In Ireland the Whiteboys and other secret societies – papists and anarchists, protesting high rents, wretched living conditions, recurring famines and high tithes paid to an alien church – were upsetting the country with their attacks on tithe collectors and animals. The Parliament was in session and had just generously voted £112,000 to educate young Catholics caught begging on the streets, to bring them up as Protestants.

People began to emigrate to the large cities of Britain, hoping to find employment in the factories. Priests and religious went with them, including the Brothers who went to Preston in 1825.

What was perceived as toleration in not enforcing some of the Penal Laws was considered by others as a sign of contempt – Ireland had been defeated and the whip was no longer needed.
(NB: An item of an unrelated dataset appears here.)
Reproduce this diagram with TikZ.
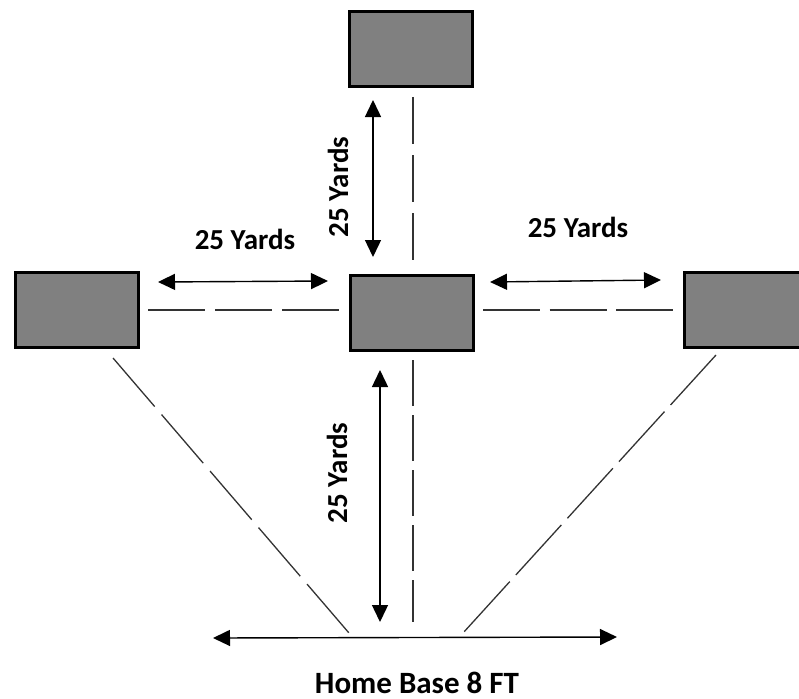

The Catholic Relief Act of 1792 conceded permission for a Catholic to open a school without first acquiring a licence from the Protestant Bishop. Since 1791 the United Irishmen, under Wolfe Tone, was open to Catholic members in an attempt to show that Catholics and Protestants could live and work in harmony. Edmund witnessed the futile rebellion of 1798 and saw how the Act of Union of 1800 failed to grant Catholic Emancipation. He saw the growth of the Catholic Association under the leadership of O’Connell, eventually leading to Emancipation in 1829.

Across the Atlantic the colonists were developing their country, striking out on their own, now that the French menace in Canada had been removed. In 1776, when Edmund was 14, the American colonies declared their independence.